▶ _WORK TO DO_
Quote all of the data that follows exactly as written, skipping the images.

★ ★ ★ ★ ★ ★ ★

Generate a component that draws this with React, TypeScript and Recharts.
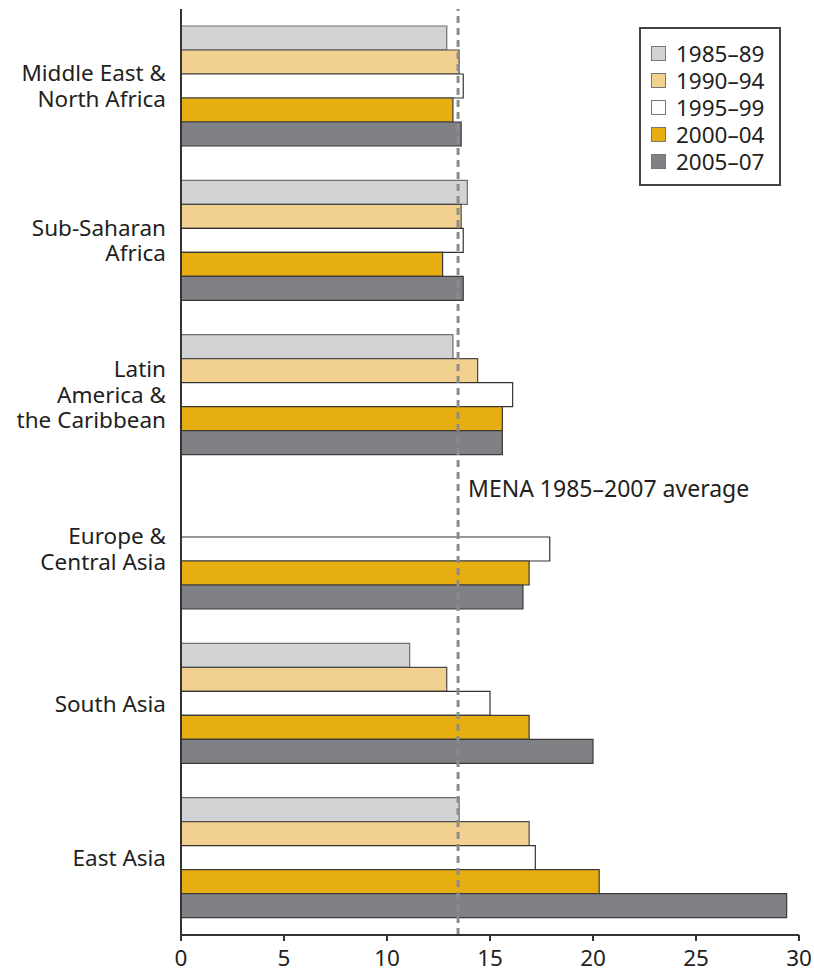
import { BarChart, Bar, XAxis, YAxis, ReferenceLine, Legend } from 'recharts';

const regions = [
  'Middle East & North Africa',
  'Sub-Saharan Africa',
  'Latin America & the Caribbean',
  'Europe & Central Asia',
  'South Asia',
  'East Asia',
];

const regionLines: Record<string, string[]> = {
  'Middle East & North Africa': ['Middle East &', 'North Africa'],
  'Sub-Saharan Africa': ['Sub-Saharan', 'Africa'],
  'Latin America & the Caribbean': ['Latin', 'America &', 'the Caribbean'],
  'Europe & Central Asia': ['Europe &', 'Central Asia'],
  'South Asia': ['South Asia'],
  'East Asia': ['East Asia'],
};

const periods = ['1985–89', '1990–94', '1995–99', '2000–04', '2005–07'];

const p1985 = [12.9, 13.9, 13.2, null, 11.1, 13.5];
const p1990 = [13.5, 13.6, 14.4, null, 12.9, 16.9];
const p1995 = [13.7, 13.7, 16.1, 17.9, 15.0, 17.2];
const p2000 = [13.2, 12.7, 15.6, 16.9, 16.9, 20.3];
const p2005 = [13.6, 13.7, 15.6, 16.6, 20.0, 29.4];

const xTicks = [0, 5, 10, 15, 20, 25, 30];
const menaAverage = 13.45;
const averageLabel = 'MENA 1985–2007 average';

const fills = ['#d1d3d4', '#f2d08f', '#ffffff', '#e7ae12', '#808184'];
const strokes = ['#6d6e70', '#4a4a4a', '#333333', '#3a3a3a', '#3a3a3a'];

const series = [p1985, p1990, p1995, p2000, p2005];

const data = regions.map((region, i) => {
  const row: Record<string, string | number | null> = { region };
  periods.forEach((p, j) => {
    row[p] = series[j][i];
  });
  return row;
});

const FONT = '"Noto Sans", "Open Sans", sans-serif';
const INK = '#231f20';

function RegionTick({ x, y, payload }: any) {
  const lines = regionLines[payload.value] || [payload.value];
  const lh = 25.5;
  const first = y - ((lines.length - 1) * lh) / 2 + 8;
  return (
    <text textAnchor="end" fontSize={22.5} fill={INK} fontFamily={FONT}>
      {lines.map((l, i) => (
        <tspan key={l} x={x} y={first + i * lh}>
          {l}
        </tspan>
      ))}
    </text>
  );
}

function LegendBox() {
  return (
    <div
      style={{
        border: '2px solid #444',
        background: '#fff',
        padding: '11px 0 9px 10px',
        fontFamily: FONT,
        fontSize: 22.5,
        lineHeight: '27px',
        color: INK,
        boxSizing: 'border-box',
        width: 142,
        textAlign: 'left',
      }}
    >
      {periods.map((p, i) => (
        <div key={p} style={{ display: 'flex', alignItems: 'center', height: 27 }}>
          <span
            style={{
              display: 'inline-block',
              width: 13,
              height: 13,
              background: fills[i],
              border: '1px solid #777',
              marginRight: 10,
            }}
          />
          <span>{p}</span>
        </div>
      ))}
    </div>
  );
}

function AverageLabel({ viewBox }: any) {
  return (
    <text
      x={viewBox.x + 10}
      y={viewBox.y + viewBox.height * 0.527}
      fontSize={23}
      fill={INK}
      fontFamily={FONT}
    >
      {averageLabel}
    </text>
  );
}

export default function App() {
  // drop the body margin and pad the wrapper instead, so the page box covers the whole chart
  return (
    <div
      style={{
        fontFamily: FONT,
        padding: '8px 0 0 8px',
        width: 814,
        height: 971,
        boxSizing: 'border-box',
      }}
    >
      <style>{'body { margin: 0; }'}</style>
      <BarChart
        width={806}
        height={962}
        data={data}
        layout="vertical"
        margin={{ top: 1, right: 15, bottom: 0, left: 0 }}
        barSize={24}
        barGap={0}
      >
        <XAxis
          xAxisId="val"
          type="number"
          domain={[0, 30]}
          ticks={xTicks}
          height={35}
          tickSize={6}
          tickMargin={9}
          axisLine={{ stroke: '#333', strokeWidth: 2 }}
          tickLine={{ stroke: '#333', strokeWidth: 2 }}
          tick={{ fontSize: 22.5, fill: INK, fontFamily: FONT }}
        />
        <XAxis
          xAxisId="top"
          orientation="top"
          type="number"
          domain={[0, 30]}
          height={0}
          tick={false}
          tickLine={false}
          axisLine={{ stroke: '#333', strokeWidth: 2 }}
        />
        <YAxis
          yAxisId="bounds"
          type="number"
          domain={[0, 6]}
          ticks={[0, 1, 2, 3, 4, 5, 6]}
          width={0}
          tick={false}
          tickSize={6}
          axisLine={false}
          tickLine={{ stroke: '#333', strokeWidth: 2 }}
        />
        <YAxis
          yAxisId="cat"
          type="category"
          dataKey="region"
          width={173}
          tickLine={false}
          tickSize={0}
          tickMargin={15}
          interval={0}
          axisLine={{ stroke: '#333', strokeWidth: 2 }}
          tick={<RegionTick />}
        />
        <YAxis
          yAxisId="right"
          orientation="right"
          type="number"
          domain={[0, 6]}
          width={0}
          tick={false}
          tickLine={false}
          axisLine={{ stroke: '#333', strokeWidth: 2 }}
        />
        <Legend
          verticalAlign="middle"
          align="center"
          layout="vertical"
          content={<LegendBox />}
          wrapperStyle={{ top: 19, left: 631, width: 142 }}
        />
        {periods.map((p, i) => (
          <Bar
            key={p}
            xAxisId="val"
            yAxisId="cat"
            dataKey={p}
            fill={fills[i]}
            stroke={strokes[i]}
            strokeWidth={1.2}
            isAnimationActive={false}
          />
        ))}
        <ReferenceLine
          xAxisId="val"
          yAxisId="cat"
          x={menaAverage}
          stroke="#8c8c8e"
          strokeWidth={3}
          strokeDasharray="7 5"
          label={<AverageLabel />}
        />
      </BarChart>
    </div>
  );
}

★ ★ ★ ★ ★ ★ ★

▶ _REPLY TO THE EXERCISE_
Generate a component that draws this with React, TypeScript and Recharts.
import { BarChart, Bar, XAxis, YAxis, ReferenceLine, Legend } from 'recharts';

const regions = [
  'Middle East & North Africa',
  'Sub-Saharan Africa',
  'Latin America & the Caribbean',
  'Europe & Central Asia',
  'South Asia',
  'East Asia',
];

const regionLines: Record<string, string[]> = {
  'Middle East & North Africa': ['Middle East &', 'North Africa'],
  'Sub-Saharan Africa': ['Sub-Saharan', 'Africa'],
  'Latin America & the Caribbean': ['Latin', 'America &', 'the Caribbean'],
  'Europe & Central Asia': ['Europe &', 'Central Asia'],
  'South Asia': ['South Asia'],
  'East Asia': ['East Asia'],
};

const periods = ['1985–89', '1990–94', '1995–99', '2000–04', '2005–07'];

const p1985 = [12.9, 13.9, 13.2, null, 11.1, 13.5];
const p1990 = [13.5, 13.6, 14.4, null, 12.9, 16.9];
const p1995 = [13.7, 13.7, 16.1, 17.9, 15.0, 17.2];
const p2000 = [13.2, 12.7, 15.6, 16.9, 16.9, 20.3];
const p2005 = [13.6, 13.7, 15.6, 16.6, 20.0, 29.4];

const xTicks = [0, 5, 10, 15, 20, 25, 30];
const menaAverage = 13.45;
const averageLabel = 'MENA 1985–2007 average';

const fills = ['#d1d3d4', '#f2d08f', '#ffffff', '#e7ae12', '#808184'];
const strokes = ['#6d6e70', '#4a4a4a', '#333333', '#3a3a3a', '#3a3a3a'];

const series = [p1985, p1990, p1995, p2000, p2005];

const data = regions.map((region, i) => {
  const row: Record<string, string | number | null> = { region };
  periods.forEach((p, j) => {
    row[p] = series[j][i];
  });
  return row;
});

const FONT = '"Noto Sans", "Open Sans", sans-serif';
const INK = '#231f20';

function RegionTick({ x, y, payload }: any) {
  const lines = regionLines[payload.value] || [payload.value];
  const lh = 25.5;
  const first = y - ((lines.length - 1) * lh) / 2 + 8;
  return (
    <text textAnchor="end" fontSize={22.5} fill={INK} fontFamily={FONT}>
      {lines.map((l, i) => (
        <tspan key={l} x={x} y={first + i * lh}>
          {l}
        </tspan>
      ))}
    </text>
  );
}

function LegendBox() {
  return (
    <div
      style={{
        border: '2px solid #444',
        background: '#fff',
        padding: '11px 0 9px 10px',
        fontFamily: FONT,
        fontSize: 22.5,
        lineHeight: '27px',
        color: INK,
        boxSizing: 'border-box',
        width: 142,
        textAlign: 'left',
      }}
    >
      {periods.map((p, i) => (
        <div key={p} style={{ display: 'flex', alignItems: 'center', height: 27 }}>
          <span
            style={{
              display: 'inline-block',
              width: 13,
              height: 13,
              background: fills[i],
              border: '1px solid #777',
              marginRight: 10,
            }}
          />
          <span>{p}</span>
        </div>
      ))}
    </div>
  );
}

function AverageLabel({ viewBox }: any) {
  return (
    <text
      x={viewBox.x + 10}
      y={viewBox.y + viewBox.height * 0.527}
      fontSize={23}
      fill={INK}
      fontFamily={FONT}
    >
      {averageLabel}
    </text>
  );
}

export default function App() {
  // drop the body margin and pad the wrapper instead, so the page box covers the whole chart
  return (
    <div
      style={{
        fontFamily: FONT,
        padding: '8px 0 0 8px',
        width: 814,
        height: 971,
        boxSizing: 'border-box',
      }}
    >
      <style>{'body { margin: 0; }'}</style>
      <BarChart
        width={806}
        height={962}
        data={data}
        layout="vertical"
        margin={{ top: 1, right: 15, bottom: 0, left: 0 }}
        barSize={24}
        barGap={0}
      >
        <XAxis
          xAxisId="val"
          type="number"
          domain={[0, 30]}
          ticks={xTicks}
          height={35}
          tickSize={6}
          tickMargin={9}
          axisLine={{ stroke: '#333', strokeWidth: 2 }}
          tickLine={{ stroke: '#333', strokeWidth: 2 }}
          tick={{ fontSize: 22.5, fill: INK, fontFamily: FONT }}
        />
        <XAxis
          xAxisId="top"
          orientation="top"
          type="number"
          domain={[0, 30]}
          height={0}
          tick={false}
          tickLine={false}
          axisLine={{ stroke: '#333', strokeWidth: 2 }}
        />
        <YAxis
          yAxisId="bounds"
          type="number"
          domain={[0, 6]}
          ticks={[0, 1, 2, 3, 4, 5, 6]}
          width={0}
          tick={false}
          tickSize={6}
          axisLine={false}
          tickLine={{ stroke: '#333', strokeWidth: 2 }}
        />
        <YAxis
          yAxisId="cat"
          type="category"
          dataKey="region"
          width={173}
          tickLine={false}
          tickSize={0}
          tickMargin={15}
          interval={0}
          axisLine={{ stroke: '#333', strokeWidth: 2 }}
          tick={<RegionTick />}
        />
        <YAxis
          yAxisId="right"
          orientation="right"
          type="number"
          domain={[0, 6]}
          width={0}
          tick={false}
          tickLine={false}
          axisLine={{ stroke: '#333', strokeWidth: 2 }}
        />
        <Legend
          verticalAlign="middle"
          align="center"
          layout="vertical"
          content={<LegendBox />}
          wrapperStyle={{ top: 19, left: 631, width: 142 }}
        />
        {periods.map((p, i) => (
          <Bar
            key={p}
            xAxisId="val"
            yAxisId="cat"
            dataKey={p}
            fill={fills[i]}
            stroke={strokes[i]}
            strokeWidth={1.2}
            isAnimationActive={false}
          />
        ))}
        <ReferenceLine
          xAxisId="val"
          yAxisId="cat"
          x={menaAverage}
          stroke="#8c8c8e"
          strokeWidth={3}
          strokeDasharray="7 5"
          label={<AverageLabel />}
        />
      </BarChart>
    </div>
  );
}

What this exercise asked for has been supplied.